[Start]

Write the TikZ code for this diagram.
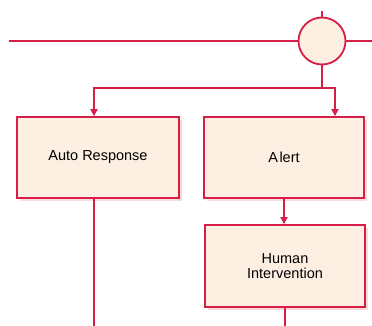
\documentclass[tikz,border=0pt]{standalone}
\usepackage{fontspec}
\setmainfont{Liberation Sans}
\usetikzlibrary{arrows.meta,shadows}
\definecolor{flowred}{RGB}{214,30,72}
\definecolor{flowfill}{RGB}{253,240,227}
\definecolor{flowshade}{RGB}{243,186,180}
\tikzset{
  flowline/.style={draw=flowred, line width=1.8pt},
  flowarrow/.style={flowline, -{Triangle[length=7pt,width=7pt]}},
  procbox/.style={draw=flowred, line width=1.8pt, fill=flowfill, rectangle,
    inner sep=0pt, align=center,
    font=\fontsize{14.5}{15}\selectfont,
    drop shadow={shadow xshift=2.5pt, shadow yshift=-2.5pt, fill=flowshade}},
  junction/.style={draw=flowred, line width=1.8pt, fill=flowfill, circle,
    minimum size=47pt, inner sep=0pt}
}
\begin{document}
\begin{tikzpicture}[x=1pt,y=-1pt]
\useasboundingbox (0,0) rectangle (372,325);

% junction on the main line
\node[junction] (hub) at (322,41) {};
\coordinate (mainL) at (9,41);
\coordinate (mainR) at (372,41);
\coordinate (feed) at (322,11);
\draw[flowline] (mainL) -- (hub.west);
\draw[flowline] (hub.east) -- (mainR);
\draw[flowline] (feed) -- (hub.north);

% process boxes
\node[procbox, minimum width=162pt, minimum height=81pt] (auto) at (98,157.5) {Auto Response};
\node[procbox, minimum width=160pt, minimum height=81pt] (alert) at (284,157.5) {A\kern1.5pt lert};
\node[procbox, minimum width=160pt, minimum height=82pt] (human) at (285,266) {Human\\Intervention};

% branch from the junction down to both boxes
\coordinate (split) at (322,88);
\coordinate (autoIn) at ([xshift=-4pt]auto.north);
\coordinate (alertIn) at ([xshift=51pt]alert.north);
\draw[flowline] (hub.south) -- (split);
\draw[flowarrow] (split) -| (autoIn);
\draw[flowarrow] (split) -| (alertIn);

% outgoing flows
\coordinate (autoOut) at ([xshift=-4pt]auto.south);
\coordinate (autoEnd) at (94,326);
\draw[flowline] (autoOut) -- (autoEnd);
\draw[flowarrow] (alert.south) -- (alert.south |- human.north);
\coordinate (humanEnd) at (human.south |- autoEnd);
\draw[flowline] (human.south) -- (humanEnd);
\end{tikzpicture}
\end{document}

[End]

Task goal: Return nothing but the lines running from the start of the data to the line with "(0,0) rectangle (372,325);", please, both ends included and no pictures.

Response to the task:
Write the TikZ code for this diagram.
\documentclass[tikz,border=0pt]{standalone}
\usepackage{fontspec}
\setmainfont{Liberation Sans}
\usetikzlibrary{arrows.meta,shadows}
\definecolor{flowred}{RGB}{214,30,72}
\definecolor{flowfill}{RGB}{253,240,227}
\definecolor{flowshade}{RGB}{243,186,180}
\tikzset{
  flowline/.style={draw=flowred, line width=1.8pt},
  flowarrow/.style={flowline, -{Triangle[length=7pt,width=7pt]}},
  procbox/.style={draw=flowred, line width=1.8pt, fill=flowfill, rectangle,
    inner sep=0pt, align=center,
    font=\fontsize{14.5}{15}\selectfont,
    drop shadow={shadow xshift=2.5pt, shadow yshift=-2.5pt, fill=flowshade}},
  junction/.style={draw=flowred, line width=1.8pt, fill=flowfill, circle,
    minimum size=47pt, inner sep=0pt}
}
\begin{document}
\begin{tikzpicture}[x=1pt,y=-1pt]
\useasboundingbox (0,0) rectangle (372,325);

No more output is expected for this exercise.